Dallas Jenkins, the show’s creator, has hinted that this season is a turning point thematically and emotionally. That’s by design. With only two seasons remaining, the narrative is rapidly accelerating toward the crucifixion. For Roumie, that trajectory has made every scene more loaded, more layered.
“It’s scary how fast it’s gone,” Roumie admits. “We’ve lived with these characters for years now. But it’s also becoming real that the journey is almost complete. Every choice feels more significant.”
If Roumie sounds more like a theologian than an actor, that’s no accident. His preparation is both spiritual and scholarly, pulling not only from prayer but from ancient texts and Ignatian spirituality—an approach to Scripture that invites believers to place themselves in the scenes of the Bible.
“I think that’s what The Chosen does best,” he says. “It makes Jesus and the disciples feel accessible. Not as icons in stained glass or marble statues but as people.

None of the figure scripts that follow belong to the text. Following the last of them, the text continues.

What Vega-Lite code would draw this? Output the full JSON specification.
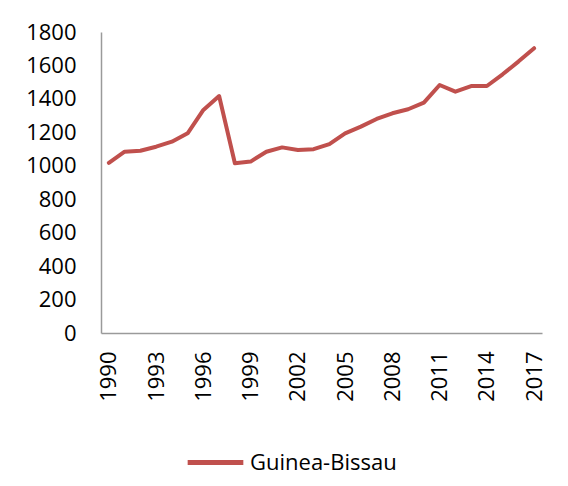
{
  "$schema": "https://vega.github.io/schema/vega-lite/v6.json",
  "width": 441,
  "height": 301,
  "autosize": {"type": "none"},
  "padding": {"left": 101, "top": 32, "right": 26, "bottom": 153},
  "background": "white",
  "data": {
    "values": [
      {"year": 1990, "value": 1018, "country": "Guinea-Bissau"},
      {"year": 1991, "value": 1084, "country": "Guinea-Bissau"},
      {"year": 1992, "value": 1090, "country": "Guinea-Bissau"},
      {"year": 1993, "value": 1114, "country": "Guinea-Bissau"},
      {"year": 1994, "value": 1144, "country": "Guinea-Bissau"},
      {"year": 1995, "value": 1194, "country": "Guinea-Bissau"},
      {"year": 1996, "value": 1334, "country": "Guinea-Bissau"},
      {"year": 1997, "value": 1417, "country": "Guinea-Bissau"},
      {"year": 1998, "value": 1015, "country": "Guinea-Bissau"},
      {"year": 1999, "value": 1025, "country": "Guinea-Bissau"},
      {"year": 2000, "value": 1084, "country": "Guinea-Bissau"},
      {"year": 2001, "value": 1110, "country": "Guinea-Bissau"},
      {"year": 2002, "value": 1094, "country": "Guinea-Bissau"},
      {"year": 2003, "value": 1099, "country": "Guinea-Bissau"},
      {"year": 2004, "value": 1130, "country": "Guinea-Bissau"},
      {"year": 2005, "value": 1194, "country": "Guinea-Bissau"},
      {"year": 2006, "value": 1234, "country": "Guinea-Bissau"},
      {"year": 2007, "value": 1280, "country": "Guinea-Bissau"},
      {"year": 2008, "value": 1314, "country": "Guinea-Bissau"},
      {"year": 2009, "value": 1338, "country": "Guinea-Bissau"},
      {"year": 2010, "value": 1378, "country": "Guinea-Bissau"},
      {"year": 2011, "value": 1483, "country": "Guinea-Bissau"},
      {"year": 2012, "value": 1443, "country": "Guinea-Bissau"},
      {"year": 2013, "value": 1477, "country": "Guinea-Bissau"},
      {"year": 2014, "value": 1477, "country": "Guinea-Bissau"},
      {"year": 2015, "value": 1547, "country": "Guinea-Bissau"},
      {"year": 2016, "value": 1623, "country": "Guinea-Bissau"},
      {"year": 2017, "value": 1703, "country": "Guinea-Bissau"}
    ]
  },
  "mark": {"type": "line", "strokeWidth": 4, "strokeCap": "round", "strokeJoin": "round"},
  "encoding": {
    "x": {
      "field": "year",
      "type": "ordinal",
      "scale": {"type": "point", "padding": 0.5},
      "axis": {
        "title": null,
        "values": [1990, 1993, 1996, 1999, 2002, 2005, 2008, 2011, 2014, 2017],
        "labelAngle": -90,
        "labelAlign": "right",
        "labelBaseline": "middle",
        "labelPadding": 18,
        "ticks": false,
        "domainColor": "#9a9a9a",
        "domainWidth": 1.5,
        "labelFont": "Open Sans",
        "labelFontSize": 22,
        "labelColor": "#000000",
        "grid": false
      }
    },
    "y": {
      "field": "value",
      "type": "quantitative",
      "scale": {"domain": [0, 1800]},
      "axis": {
        "title": null,
        "format": "d",
        "values": [0, 200, 400, 600, 800, 1000, 1200, 1400, 1600, 1800],
        "ticks": false,
        "labelPadding": 25,
        "domainColor": "#9a9a9a",
        "domainWidth": 1.5,
        "labelFont": "Open Sans",
        "labelFontSize": 22,
        "labelColor": "#000000",
        "grid": false
      }
    },
    "color": {
      "field": "country",
      "type": "nominal",
      "scale": {"range": ["#C0504D"]},
      "legend": {
        "title": null,
        "orient": "none",
        "legendX": 84,
        "legendY": 400,
        "symbolType": "stroke",
        "symbolSize": 3100,
        "symbolStrokeWidth": 5,
        "labelFont": "Open Sans",
        "labelFontSize": 22,
        "labelColor": "#000000",
        "labelOffset": 4
      }
    }
  },
  "config": {"view": {"stroke": null}}
}
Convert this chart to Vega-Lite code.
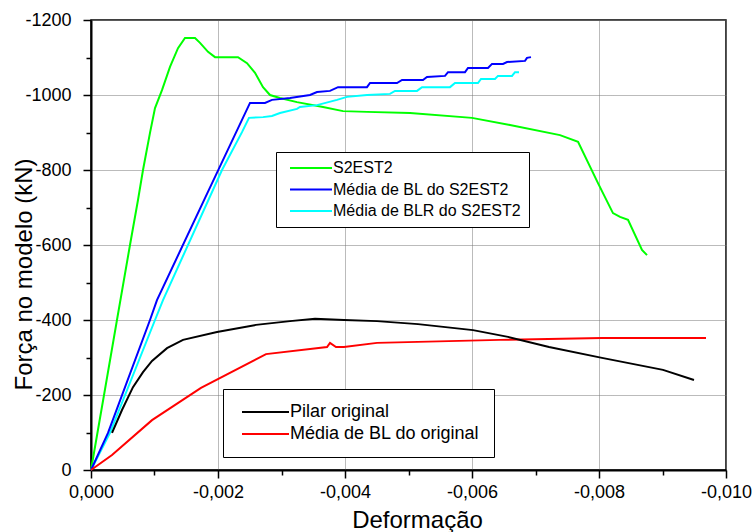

People with complicated emotions and hard decisions. We’ve heard from pastors, rabbis, even cardinals who say the show has helped them imagine the Gospels in a whole new way.”
He references a moment on Cardinal Timothy Dolan’s radio show where the cardinal identified the series as a form of visual Ignatian meditation.
“He told me it gave him a deeper encounter with Jesus,” Roumie recalls. “And I hear that from viewers all the time—how the show has helped them see themselves in the story.”
That perspective is built into the show’s creative process. Roumie says he often starts with Scripture, then layers in historical context. For example, before filming the Last Supper, he read Jesus and the Jewish Roots of the Eucharist by Brant Pitre, diving into the symbolism of the Seder meal and its connection to Jesus’ final hours.
“It completely changed my understanding of what was happening in that moment,” he says. “The gestures, the bread, the wine—they all have this deep historical and prophetic meaning. Knowing that changed the way I played the scene.”
But if the Last Supper demanded theological depth, the temple-clearing scene in Season Five demanded something else: rage. Or at least, a righteous fury rooted in justice and sorrow. Roumie says that for him, channeling that emotion wasn’t just about performance—it was about prophecy.
“He knew this moment would escalate everything,” Roumie says of Jesus’ confrontation with the temple leaders. “He knew it would be the last straw for the Pharisees. He was setting into motion the final chapter of his life on earth. So it wasn’t just anger—it was calculated, prophetic, heartbreaking.”
And what about the crucifixion itself, still looming in the show’s timeline? Roumie takes a breath.
“A lot of prayer,” he says quietly. “I honestly don’t know how I’ll get through it without divine help. Every season, there’s something I think I can’t do and then grace steps in. I just pray that continues.”
There’s also a physical component. Roumie is meticulous about getting the visual details right—pulling inspiration from paintings, iconography and centuries of sacred art. “I’m very visual,” he says. “I want the gestures, the posture, even the physical condition to reflect something true—not just historically but spiritually.”
That kind of artistic and spiritual precision might be why The Chosen has found an unlikely fanbase among young adults who are skeptical of church but still curious about faith. It’s not preachy. It doesn’t sanitize the struggles of belief. And it doesn’t treat Jesus like a cardboard cutout of perfection. Instead, it lingers in the tension—between divinity and doubt, action and mystery, presence and pain.
“People are surprised when they watch it,” Roumie says. “They tell me, ‘Jesus actually feels real now. He feels human.’ And that’s the whole point. The people in the Gospels were like us—confused, brave, messy, flawed. And Jesus loved them anyway.”
As the series barrels toward its conclusion, Roumie says his goal is simple: stay present, stay prayerful and honor the story.
“This role deserves more than I can probably ever give it,” he says. “But I just try to show up, do the work and let grace do the rest.”